> Brief: Repeat verbatim only the lines from the opening of the material below through the one that contains "const yMin = 0.98, yMax = 1.20, xCross = 1.0;".

[Code that draws figures]
▬▬▬

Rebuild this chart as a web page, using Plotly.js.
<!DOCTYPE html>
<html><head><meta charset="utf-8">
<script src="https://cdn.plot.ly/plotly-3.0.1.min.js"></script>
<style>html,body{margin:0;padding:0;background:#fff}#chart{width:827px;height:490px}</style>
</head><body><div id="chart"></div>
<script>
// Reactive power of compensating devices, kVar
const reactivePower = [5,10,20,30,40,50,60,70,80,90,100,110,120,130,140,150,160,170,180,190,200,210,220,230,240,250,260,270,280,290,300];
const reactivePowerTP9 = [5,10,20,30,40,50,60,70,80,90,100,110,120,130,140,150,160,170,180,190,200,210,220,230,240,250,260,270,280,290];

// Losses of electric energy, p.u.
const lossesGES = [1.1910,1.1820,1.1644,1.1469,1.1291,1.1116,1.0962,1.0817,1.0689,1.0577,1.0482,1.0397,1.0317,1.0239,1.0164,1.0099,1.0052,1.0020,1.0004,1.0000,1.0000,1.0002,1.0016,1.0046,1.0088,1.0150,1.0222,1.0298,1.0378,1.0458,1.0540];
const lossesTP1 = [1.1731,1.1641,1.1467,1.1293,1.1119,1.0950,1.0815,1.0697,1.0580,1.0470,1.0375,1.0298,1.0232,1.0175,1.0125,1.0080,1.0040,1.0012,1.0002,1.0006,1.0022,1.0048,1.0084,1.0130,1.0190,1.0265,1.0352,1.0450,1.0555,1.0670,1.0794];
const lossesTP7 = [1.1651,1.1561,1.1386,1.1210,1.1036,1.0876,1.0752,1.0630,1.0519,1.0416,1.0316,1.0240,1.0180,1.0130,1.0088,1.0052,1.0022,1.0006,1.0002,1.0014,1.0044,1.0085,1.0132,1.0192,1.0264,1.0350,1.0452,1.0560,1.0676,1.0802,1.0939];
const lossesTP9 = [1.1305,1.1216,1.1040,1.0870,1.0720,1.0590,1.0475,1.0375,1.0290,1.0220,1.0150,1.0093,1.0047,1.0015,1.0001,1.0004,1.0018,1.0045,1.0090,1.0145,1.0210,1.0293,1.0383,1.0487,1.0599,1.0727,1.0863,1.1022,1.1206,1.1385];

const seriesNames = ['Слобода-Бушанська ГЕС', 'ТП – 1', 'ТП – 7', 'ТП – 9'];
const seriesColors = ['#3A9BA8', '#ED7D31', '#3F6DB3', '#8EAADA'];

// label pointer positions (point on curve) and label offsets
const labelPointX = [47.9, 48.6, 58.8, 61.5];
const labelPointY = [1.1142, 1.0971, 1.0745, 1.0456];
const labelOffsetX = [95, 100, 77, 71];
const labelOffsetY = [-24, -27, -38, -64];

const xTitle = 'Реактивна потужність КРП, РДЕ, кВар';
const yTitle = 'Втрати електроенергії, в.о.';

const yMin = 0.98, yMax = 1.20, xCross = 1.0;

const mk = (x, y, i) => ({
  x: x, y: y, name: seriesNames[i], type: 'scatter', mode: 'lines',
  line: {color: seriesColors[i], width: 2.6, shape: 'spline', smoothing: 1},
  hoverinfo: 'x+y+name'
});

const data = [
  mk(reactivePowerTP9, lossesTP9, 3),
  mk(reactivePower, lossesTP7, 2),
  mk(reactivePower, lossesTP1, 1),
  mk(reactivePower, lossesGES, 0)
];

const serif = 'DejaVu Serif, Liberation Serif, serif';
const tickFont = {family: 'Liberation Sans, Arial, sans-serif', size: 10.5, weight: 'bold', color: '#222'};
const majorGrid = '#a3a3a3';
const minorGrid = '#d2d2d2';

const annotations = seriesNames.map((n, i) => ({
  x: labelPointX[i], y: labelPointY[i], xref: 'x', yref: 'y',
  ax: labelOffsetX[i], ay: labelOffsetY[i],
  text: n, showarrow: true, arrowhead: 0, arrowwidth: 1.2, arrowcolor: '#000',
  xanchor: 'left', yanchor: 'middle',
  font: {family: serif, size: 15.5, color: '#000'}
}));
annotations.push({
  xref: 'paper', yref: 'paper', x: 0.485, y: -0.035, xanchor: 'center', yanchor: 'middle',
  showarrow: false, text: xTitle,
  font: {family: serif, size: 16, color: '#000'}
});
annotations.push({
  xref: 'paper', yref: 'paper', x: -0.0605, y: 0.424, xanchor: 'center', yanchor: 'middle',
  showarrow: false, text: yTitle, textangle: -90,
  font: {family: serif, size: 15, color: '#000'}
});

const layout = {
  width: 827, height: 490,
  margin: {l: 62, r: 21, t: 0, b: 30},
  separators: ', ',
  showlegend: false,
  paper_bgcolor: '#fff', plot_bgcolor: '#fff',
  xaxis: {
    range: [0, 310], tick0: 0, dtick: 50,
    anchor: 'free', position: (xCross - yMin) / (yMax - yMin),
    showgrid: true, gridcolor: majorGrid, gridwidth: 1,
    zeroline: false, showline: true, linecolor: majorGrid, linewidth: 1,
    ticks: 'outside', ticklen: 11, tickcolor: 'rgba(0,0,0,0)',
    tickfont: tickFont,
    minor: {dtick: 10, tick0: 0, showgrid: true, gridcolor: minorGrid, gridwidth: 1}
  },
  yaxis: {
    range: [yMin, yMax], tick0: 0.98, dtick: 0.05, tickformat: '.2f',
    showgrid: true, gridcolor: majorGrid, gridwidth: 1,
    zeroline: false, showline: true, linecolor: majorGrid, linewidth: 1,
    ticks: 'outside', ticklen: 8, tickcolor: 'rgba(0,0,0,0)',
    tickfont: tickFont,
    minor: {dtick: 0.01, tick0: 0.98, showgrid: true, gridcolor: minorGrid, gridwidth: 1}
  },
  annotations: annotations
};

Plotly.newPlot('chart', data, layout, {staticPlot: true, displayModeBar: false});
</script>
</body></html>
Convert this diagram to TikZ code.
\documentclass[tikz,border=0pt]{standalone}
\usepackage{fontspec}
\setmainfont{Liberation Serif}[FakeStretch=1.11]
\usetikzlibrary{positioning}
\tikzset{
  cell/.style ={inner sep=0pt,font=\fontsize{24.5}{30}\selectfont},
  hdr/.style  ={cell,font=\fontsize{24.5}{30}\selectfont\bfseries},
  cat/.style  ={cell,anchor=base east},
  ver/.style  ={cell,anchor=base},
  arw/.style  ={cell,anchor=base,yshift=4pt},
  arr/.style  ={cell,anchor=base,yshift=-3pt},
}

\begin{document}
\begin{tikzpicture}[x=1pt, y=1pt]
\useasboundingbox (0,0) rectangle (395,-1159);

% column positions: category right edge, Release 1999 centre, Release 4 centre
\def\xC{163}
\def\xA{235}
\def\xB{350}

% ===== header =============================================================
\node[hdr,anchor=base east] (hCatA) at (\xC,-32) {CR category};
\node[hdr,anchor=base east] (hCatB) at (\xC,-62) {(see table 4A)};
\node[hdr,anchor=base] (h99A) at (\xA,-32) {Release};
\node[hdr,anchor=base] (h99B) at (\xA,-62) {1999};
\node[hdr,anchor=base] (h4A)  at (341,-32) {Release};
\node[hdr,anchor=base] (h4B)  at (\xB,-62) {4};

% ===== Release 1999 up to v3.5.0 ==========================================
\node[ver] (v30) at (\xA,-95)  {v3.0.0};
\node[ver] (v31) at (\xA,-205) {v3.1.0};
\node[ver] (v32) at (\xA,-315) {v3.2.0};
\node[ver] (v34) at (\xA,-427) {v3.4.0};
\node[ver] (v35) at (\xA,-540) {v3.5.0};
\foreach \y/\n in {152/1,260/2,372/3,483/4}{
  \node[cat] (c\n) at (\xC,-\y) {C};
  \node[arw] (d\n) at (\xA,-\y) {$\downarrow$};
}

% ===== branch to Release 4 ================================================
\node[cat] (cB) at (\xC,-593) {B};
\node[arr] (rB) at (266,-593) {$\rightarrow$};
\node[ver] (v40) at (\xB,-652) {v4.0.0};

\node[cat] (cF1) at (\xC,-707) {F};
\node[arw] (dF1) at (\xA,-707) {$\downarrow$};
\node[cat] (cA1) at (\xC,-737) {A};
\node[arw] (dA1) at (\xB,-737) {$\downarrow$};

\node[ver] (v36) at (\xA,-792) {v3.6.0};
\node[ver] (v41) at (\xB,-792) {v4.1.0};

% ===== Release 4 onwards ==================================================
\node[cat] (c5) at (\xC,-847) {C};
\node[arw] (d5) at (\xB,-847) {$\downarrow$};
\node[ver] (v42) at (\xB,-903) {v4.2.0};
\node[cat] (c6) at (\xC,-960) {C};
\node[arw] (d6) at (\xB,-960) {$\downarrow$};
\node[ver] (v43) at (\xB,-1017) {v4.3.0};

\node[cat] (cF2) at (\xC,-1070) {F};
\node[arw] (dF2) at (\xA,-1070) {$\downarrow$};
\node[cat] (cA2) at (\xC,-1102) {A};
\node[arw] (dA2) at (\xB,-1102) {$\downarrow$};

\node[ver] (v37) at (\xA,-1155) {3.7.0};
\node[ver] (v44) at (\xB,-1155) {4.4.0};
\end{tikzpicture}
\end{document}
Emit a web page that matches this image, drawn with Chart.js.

▬▬▬

> Exercise response:
Rebuild this chart as a web page, using Plotly.js.
<!DOCTYPE html>
<html><head><meta charset="utf-8">
<script src="https://cdn.plot.ly/plotly-3.0.1.min.js"></script>
<style>html,body{margin:0;padding:0;background:#fff}#chart{width:827px;height:490px}</style>
</head><body><div id="chart"></div>
<script>
// Reactive power of compensating devices, kVar
const reactivePower = [5,10,20,30,40,50,60,70,80,90,100,110,120,130,140,150,160,170,180,190,200,210,220,230,240,250,260,270,280,290,300];
const reactivePowerTP9 = [5,10,20,30,40,50,60,70,80,90,100,110,120,130,140,150,160,170,180,190,200,210,220,230,240,250,260,270,280,290];

// Losses of electric energy, p.u.
const lossesGES = [1.1910,1.1820,1.1644,1.1469,1.1291,1.1116,1.0962,1.0817,1.0689,1.0577,1.0482,1.0397,1.0317,1.0239,1.0164,1.0099,1.0052,1.0020,1.0004,1.0000,1.0000,1.0002,1.0016,1.0046,1.0088,1.0150,1.0222,1.0298,1.0378,1.0458,1.0540];
const lossesTP1 = [1.1731,1.1641,1.1467,1.1293,1.1119,1.0950,1.0815,1.0697,1.0580,1.0470,1.0375,1.0298,1.0232,1.0175,1.0125,1.0080,1.0040,1.0012,1.0002,1.0006,1.0022,1.0048,1.0084,1.0130,1.0190,1.0265,1.0352,1.0450,1.0555,1.0670,1.0794];
const lossesTP7 = [1.1651,1.1561,1.1386,1.1210,1.1036,1.0876,1.0752,1.0630,1.0519,1.0416,1.0316,1.0240,1.0180,1.0130,1.0088,1.0052,1.0022,1.0006,1.0002,1.0014,1.0044,1.0085,1.0132,1.0192,1.0264,1.0350,1.0452,1.0560,1.0676,1.0802,1.0939];
const lossesTP9 = [1.1305,1.1216,1.1040,1.0870,1.0720,1.0590,1.0475,1.0375,1.0290,1.0220,1.0150,1.0093,1.0047,1.0015,1.0001,1.0004,1.0018,1.0045,1.0090,1.0145,1.0210,1.0293,1.0383,1.0487,1.0599,1.0727,1.0863,1.1022,1.1206,1.1385];

const seriesNames = ['Слобода-Бушанська ГЕС', 'ТП – 1', 'ТП – 7', 'ТП – 9'];
const seriesColors = ['#3A9BA8', '#ED7D31', '#3F6DB3', '#8EAADA'];

// label pointer positions (point on curve) and label offsets
const labelPointX = [47.9, 48.6, 58.8, 61.5];
const labelPointY = [1.1142, 1.0971, 1.0745, 1.0456];
const labelOffsetX = [95, 100, 77, 71];
const labelOffsetY = [-24, -27, -38, -64];

const xTitle = 'Реактивна потужність КРП, РДЕ, кВар';
const yTitle = 'Втрати електроенергії, в.о.';

const yMin = 0.98, yMax = 1.20, xCross = 1.0;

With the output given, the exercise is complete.